### PROBLEM DESCRIPTION
Everything from the opening line of the records below through the line with "const leBoneValues = [55, 55, 45, 35, 35, 45];" must be duplicated exactly, pictures left out.

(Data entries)
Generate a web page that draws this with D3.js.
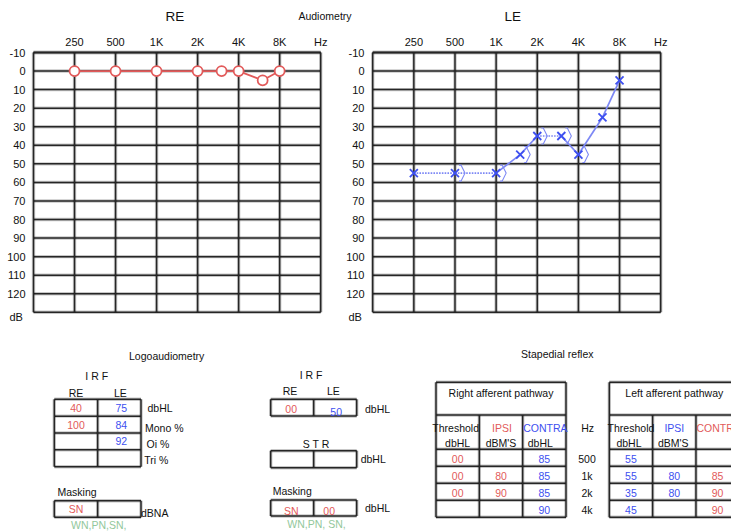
<!DOCTYPE html>
<html><head><meta charset="utf-8">
<script src="https://cdn.jsdelivr.net/npm/d3@7/dist/d3.min.js"></script>
<style>
html,body{margin:0;padding:0;background:#fff;}
svg{display:block;font-family:"Liberation Sans",Arial,Helvetica,sans-serif;}
</style></head>
<body>
<svg id="chart" width="731" height="531"></svg>
<script>
// ---------- DATA ----------
const freqTicks = [250, 500, 1000, 2000, 4000, 8000, 16000];
const freqLabels = ["250", "500", "1K", "2K", "4K", "8K", "Hz"];
const dbTicks = [-10, 0, 10, 20, 30, 40, 50, 60, 70, 80, 90, 100, 110, 120];
const reFreqs = [250, 500, 1000, 2000, 3000, 4000, 6000, 8000];
const reValues = [0, 0, 0, 0, 0, 0, 5, 0];
const leFreqs = [250, 500, 1000, 1500, 2000, 3000, 4000, 6000, 8000];
const leValues = [55, 55, 55, 45, 35, 35, 45, 25, 5];
const leDotted = [true, true, false, false, true, false, false, false]; // segment styles
const leBoneFreqs = [500, 1000, 1500, 2000, 3000, 4000];
const leBoneValues = [55, 55, 45, 35, 35, 45];

const logoUnits = ["dbHL", "Mono %", "Oi %", "Tri %"];
const logoRE = ["40", "100", "", ""];
const logoLE = ["75", "84", "92", ""];
const logoMasking = ["SN", ""];
const irfValues = ["00", "50"];
const strValues = ["", ""];
const masking2 = ["SN", "00"];

const reflexHz = ["500", "1k", "2k", "4k"];
const rightThreshold = ["00", "00", "00", ""];
const rightIpsi = ["", "80", "90", ""];
const rightContra = ["85", "85", "85", "90"];
const leftThreshold = ["55", "55", "35", "45"];
const leftIpsi = ["", "80", "80", ""];
const leftContra = ["", "85", "90", "90"];

// ---------- STYLE ----------
const RED = "#e25a5a", BLUE = "#3d4ff0", GREEN = "#92c79b", LBLUE = "#7d88f5";
const svg = d3.select("#chart");

function hline(g, x1, x2, y) {
  g.append("line").attr("x1", x1).attr("x2", x2).attr("y1", y).attr("y2", y)
    .attr("stroke", "#000").attr("stroke-opacity", 0.22).attr("stroke-width", 3.4);
  g.append("line").attr("x1", x1).attr("x2", x2).attr("y1", y).attr("y2", y)
    .attr("stroke", "#262626").attr("stroke-width", 1.5);
}
function vline(g, x, y1, y2) {
  g.append("line").attr("x1", x).attr("x2", x).attr("y1", y1).attr("y2", y2)
    .attr("stroke", "#000").attr("stroke-opacity", 0.22).attr("stroke-width", 3.4);
  g.append("line").attr("x1", x).attr("x2", x).attr("y1", y1).attr("y2", y2)
    .attr("stroke", "#262626").attr("stroke-width", 1.5);
}
function txt(g, x, y, s, opts = {}) {
  return g.append("text").attr("x", x).attr("y", y).text(s)
    .attr("font-size", opts.size || 11)
    .attr("fill", opts.color || "#111")
    .attr("text-anchor", opts.anchor || "middle")
    .attr("dominant-baseline", "central");
}

// ---------- AUDIOGRAMS ----------
function audiogram(xRange, labelX, title, titleX) {
  const g = svg.append("g");
  const x = d3.scaleLog().base(2).domain([125, 16000]).range(xRange);
  const y = d3.scaleLinear().domain([-10, 130]).range([52.5, 312.3]);
  // grid
  [-10, ...dbTicks, 130].forEach(d => hline(g, xRange[0], xRange[1], y(d)));
  [125, ...freqTicks].forEach(f => vline(g, x(f), y(-10), y(130)));
  // top labels
  freqTicks.forEach((f, i) => txt(g, x(f), 41.5, freqLabels[i], {size: 11}));
  // left labels
  dbTicks.forEach(d => txt(g, labelX, y(d), d, {size: 11, anchor: "end"}));
  txt(g, labelX - 16, 317, "dB", {size: 11, anchor: "start"});
  txt(g, titleX, 16.5, title, {size: 13.5});
  return {g, x, y};
}

const re = audiogram([33.5, 320.7], 25.5, "RE", 175);
const le = audiogram([372.7, 660.7], 364.5, "LE", 512.7);
txt(svg, 325, 15.5, "Audiometry", {size: 10.5});

// RE series
const reData = reFreqs.map((f, i) => ({f, v: reValues[i]}));
re.g.append("path").datum(reData)
  .attr("d", d3.line().x(d => re.x(d.f)).y(d => re.y(d.v)))
  .attr("fill", "none").attr("stroke", RED).attr("stroke-width", 1.8);
re.g.selectAll("circle.re").data(reData).join("circle")
  .attr("cx", d => re.x(d.f)).attr("cy", d => re.y(d.v)).attr("r", 5)
  .attr("fill", "#fff").attr("stroke", RED).attr("stroke-width", 1.8);

// LE series
const leData = leFreqs.map((f, i) => ({f, v: leValues[i]}));
for (let i = 0; i < leData.length - 1; i++) {
  le.g.append("line")
    .attr("x1", le.x(leData[i].f)).attr("y1", le.y(leData[i].v))
    .attr("x2", le.x(leData[i + 1].f)).attr("y2", le.y(leData[i + 1].v))
    .attr("stroke", LBLUE).attr("stroke-width", 1.7)
    .attr("stroke-dasharray", leDotted[i] ? "1.6,1.2" : null);
}
// bone conduction brackets
leBoneFreqs.forEach((f, i) => {
  const cx = le.x(f) + 4, cy = le.y(leBoneValues[i]);
  le.g.append("path")
    .attr("d", `M${cx},${cy - 8} L${cx + 2},${cy - 8} L${cx + 6},${cy} L${cx + 2},${cy + 8} L${cx},${cy + 8}`)
    .attr("fill", "none").attr("stroke", LBLUE).attr("stroke-width", 1.1);
});
leData.forEach(d => {
  const cx = le.x(d.f), cy = le.y(d.v), s = 4;
  le.g.append("path")
    .attr("d", `M${cx - s},${cy - s}L${cx + s},${cy + s}M${cx - s},${cy + s}L${cx + s},${cy - s}`)
    .attr("stroke", BLUE).attr("stroke-width", 1.8);
});

// ---------- TABLE HELPERS ----------
function box(g, x0, x1, y0, y1, cols, rows) {
  rows.forEach(r => hline(g, x0, x1, r));
  hline(g, x0, x1, y0); hline(g, x0, x1, y1);
  cols.forEach(c => vline(g, c, y0, y1));
  vline(g, x0, y0, y1); vline(g, x1, y0, y1);
}

// ---------- LOGOAUDIOMETRY ----------
const tg = svg.append("g");
txt(tg, 166.7, 355.5, "Logoaudiometry", {size: 10.5});
txt(tg, 96.7, 376, "I R F", {size: 10.5});
const lc = d3.scaleBand().domain(["RE", "LE"]).range([54.3, 141]);
const lr = d3.scaleBand().domain(logoUnits).range([399.3, 466.7]);
txt(tg, lc("RE") + lc.bandwidth() / 2, 392.5, "RE", {size: 10.5});
txt(tg, lc("LE") + lc.bandwidth() / 2 + 1, 393, "LE", {size: 10.5});
box(tg, 54.3, 141, 399.3, 466.7, [lc("LE")], logoUnits.slice(1).map(u => lr(u)));
logoUnits.forEach((u, i) => {
  const cy = lr(u) + lr.bandwidth() / 2;
  txt(tg, lc("RE") + lc.bandwidth() / 2, cy, logoRE[i], {color: RED, size: 10.5});
  txt(tg, lc("LE") + lc.bandwidth() / 2 + 2, cy, logoLE[i], {color: BLUE, size: 10.5});
});
txt(tg, 147.5, 408.3, "dbHL", {size: 10.5, anchor: "start"});
txt(tg, 145, 427.5, "Mono %", {size: 10.5, anchor: "start"});
txt(tg, 146.5, 444.3, "Oi %", {size: 10.5, anchor: "start"});
txt(tg, 144.3, 460, "Tri %", {size: 10.5, anchor: "start"});
txt(tg, 57.5, 491.5, "Masking", {size: 10.5, anchor: "start"});
box(tg, 54.3, 141, 500.7, 517.3, [lc("LE")], []);
txt(tg, lc("RE") + lc.bandwidth() / 2, 509, logoMasking[0], {color: RED, size: 10.5});
txt(tg, lc("LE") + lc.bandwidth() / 2, 509, logoMasking[1], {color: RED, size: 10.5});
txt(tg, 141, 512.5, "dBNA", {size: 10.5, anchor: "start"});
txt(tg, 71, 524.5, "WN,PN,SN,", {size: 10.5, anchor: "start", color: GREEN});

// ---------- IRF / STR / MASKING (middle) ----------
const mg = svg.append("g");
const mc = d3.scaleBand().domain(["RE", "LE"]).range([270.7, 356.7]);
const mid = mc("LE");
txt(mg, 311, 375, "I R F", {size: 10.5});
txt(mg, 290, 391, "RE", {size: 10.5});
txt(mg, 333.3, 391, "LE", {size: 10.5});
box(mg, 270.7, 356.7, 399.3, 416, [mid], []);
txt(mg, mc("RE") + mc.bandwidth() / 2 - 1, 409.3, irfValues[0], {color: RED, size: 10.5});
txt(mg, mc("LE") + mc.bandwidth() / 2 + 1, 411.5, irfValues[1], {color: BLUE, size: 10.5});
txt(mg, 365, 409.3, "dbHL", {size: 10.5, anchor: "start"});
txt(mg, 316, 444, "S T R", {size: 10.5});
box(mg, 270.7, 356.7, 450.7, 467.7, [mid], []);
txt(mg, mc("RE") + mc.bandwidth() / 2, 459.2, strValues[0], {size: 10.5});
txt(mg, mc("LE") + mc.bandwidth() / 2, 459.2, strValues[1], {size: 10.5});
txt(mg, 360.7, 459.3, "dbHL", {size: 10.5, anchor: "start"});
txt(mg, 272.7, 491, "Masking", {size: 10.5, anchor: "start"});
box(mg, 270.7, 356.7, 500, 516, [mid], []);
txt(mg, mc("RE") + mc.bandwidth() / 2 - 1, 510.7, masking2[0], {color: RED, size: 10.5});
txt(mg, mc("LE") + mc.bandwidth() / 2 - 6, 510.7, masking2[1], {color: RED, size: 10.5});
txt(mg, 365, 508.3, "dbHL", {size: 10.5, anchor: "start"});
txt(mg, 287.3, 524.3, "WN,PN, SN,", {size: 10.5, anchor: "start", color: GREEN});

// ---------- STAPEDIAL REFLEX ----------
const sg = svg.append("g");
txt(sg, 557.3, 354.3, "Stapedial reflex", {size: 10.5});
const rowY = d3.scaleBand().domain(reflexHz).range([449.3, 517.3]);
function reflexTable(x0, x1, title, heads, cols) {
  const cx = d3.scaleBand().domain([0, 1, 2]).range([x0, x1]);
  const dividers = [cx(1), cx(2)];
  // frame
  hline(sg, x0, x1, 382.3); hline(sg, x0, x1, 415); hline(sg, x0, x1, 449.3);
  reflexHz.slice(1).forEach(h => hline(sg, x0, x1, rowY(h)));
  hline(sg, x0, x1, 517.3);
  vline(sg, x0, 382.3, 517.3); vline(sg, x1, 382.3, 517.3);
  dividers.forEach(d => vline(sg, d, 415, 517.3));
  txt(sg, (x0 + x1) / 2, 393.3, title, {size: 10.5});
  heads.forEach((h, i) => {
    const c = cx(i) + cx.bandwidth() / 2;
    txt(sg, c + h.dx, 427.7, h.l1, {size: 10.5, color: h.c});
    txt(sg, c + h.dx2, 442.5, h.l2, {size: 10.5});
  });
  cols.forEach((col, i) => {
    col.vals.forEach((v, r) => {
      txt(sg, cx(i) + cx.bandwidth() / 2, rowY(reflexHz[r]) + rowY.bandwidth() / 2 + 1, v,
        {size: 10.5, color: col.c});
    });
  });
}
reflexTable(436, 566, "Right afferent pathway",
  [{l1: "Threshold", l2: "dbHL", c: "#111", dx: -2, dx2: 0},
   {l1: "IPSI", l2: "dBM'S", c: RED, dx: 1, dx2: 0},
   {l1: "CONTRA", l2: "dbHL", c: BLUE, dx: 1, dx2: -4}],
  [{vals: rightThreshold, c: RED}, {vals: rightIpsi, c: RED}, {vals: rightContra, c: BLUE}]);
reflexTable(609.3, 739.3, "Left afferent pathway",
  [{l1: "Threshold", l2: "dbHL", c: "#111", dx: 0, dx2: -2},
   {l1: "IPSI", l2: "dBM'S", c: BLUE, dx: 0, dx2: -1},
   {l1: "CONTRA", l2: "", c: RED, dx: 1, dx2: 0}],
  [{vals: leftThreshold, c: BLUE}, {vals: leftIpsi, c: BLUE}, {vals: leftContra, c: RED}]);
txt(sg, 587.7, 427.7, "Hz", {size: 10.5});
reflexHz.forEach(h => txt(sg, 587, rowY(h) + rowY.bandwidth() / 2 + 1, h, {size: 10.5}));
</script>
</body></html>
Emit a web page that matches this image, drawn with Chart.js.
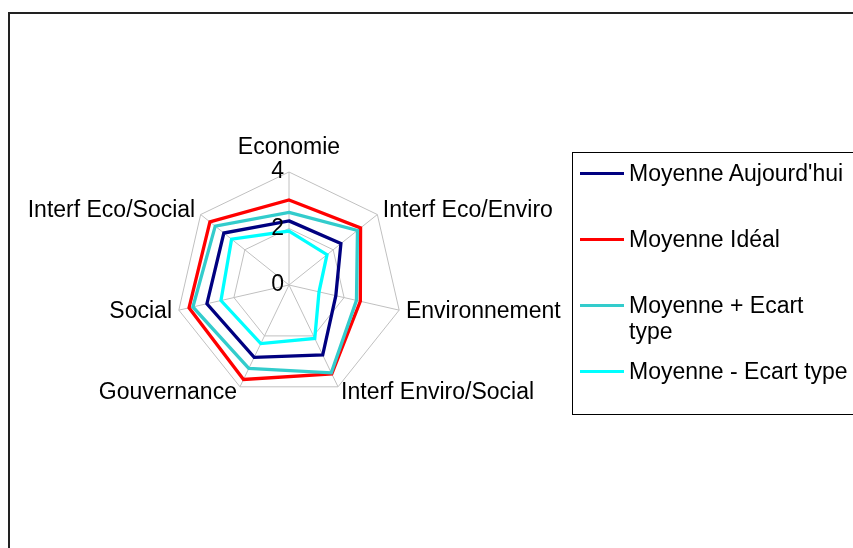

### RESULT OF THIS EXERCISE
Generate a web page that draws this with D3.js.
<!DOCTYPE html>
<html><head><meta charset="utf-8">
<script src="https://cdn.jsdelivr.net/npm/d3@7/dist/d3.min.js"></script>
<style>
html,body{margin:0;padding:0;background:#fff;}
svg{display:block;font-family:"Liberation Sans",Arial,Helvetica,sans-serif;}
</style></head>
<body>
<svg id="chart" width="731" height="531"></svg>
<script>
// ---------- DATA ----------
const freqTicks = [250, 500, 1000, 2000, 4000, 8000, 16000];
const freqLabels = ["250", "500", "1K", "2K", "4K", "8K", "Hz"];
const dbTicks = [-10, 0, 10, 20, 30, 40, 50, 60, 70, 80, 90, 100, 110, 120];
const reFreqs = [250, 500, 1000, 2000, 3000, 4000, 6000, 8000];
const reValues = [0, 0, 0, 0, 0, 0, 5, 0];
const leFreqs = [250, 500, 1000, 1500, 2000, 3000, 4000, 6000, 8000];
const leValues = [55, 55, 55, 45, 35, 35, 45, 25, 5];
const leDotted = [true, true, false, false, true, false, false, false]; // segment styles
const leBoneFreqs = [500, 1000, 1500, 2000, 3000, 4000];
const leBoneValues = [55, 55, 45, 35, 35, 45];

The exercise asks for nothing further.